I learned a while ago to stop looking at a business’ videos, spokespeople, and ads, or even to fully trust their eloquent and inspiring words. Those things are great to have, but the real test of equity is to see who hold the real power.
Is the group of decision makers as diverse and inclusive as the people they hire? Or is a powerful-but-homogeneous group still calling almost all of the shots? If a significant number of cast and crew members experience uncomfortable and sexual language, physical contact, and otherwise feel unsafe, then all their efforts towards the appearance of inclusion ultimately come across as hollow.
Does Kreisberg negate the shows’ positive impacts?
At the end of the day, the allegations against a powerful producer don’t erase all of the important work that shows he works on are doing. The series in the Berlanti universe are still at the front of important work.
They are still consistently creating characters intentionally subvert stereotypes. They are still committed to equity and inclusion in there hiring and writing. But when individuals are doing positive work, it’s easy to put them on a pedestal. Despite what social media dnd our current clickbait economy want us to believe, most people, groups, and organizations aren’t 100% perfect or 100% evil.

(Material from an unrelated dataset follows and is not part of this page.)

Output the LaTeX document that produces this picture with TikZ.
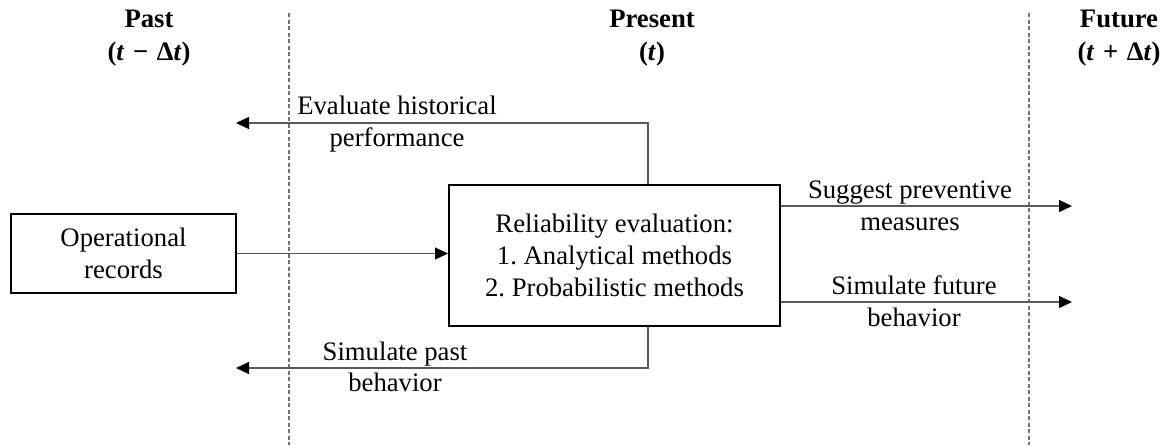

What matters is how they respond when confronted with reality. Do they work to address systemic inequities and power issues? Do they work — know it will take time, energy, and resources — to work for actual change? Or do they simply make all the right PR moves: say all the right things, do what needs to be done to give an appearance of addressing the issue, but go back to the comfortable, familiar, and deeply engrained way that things have always been done?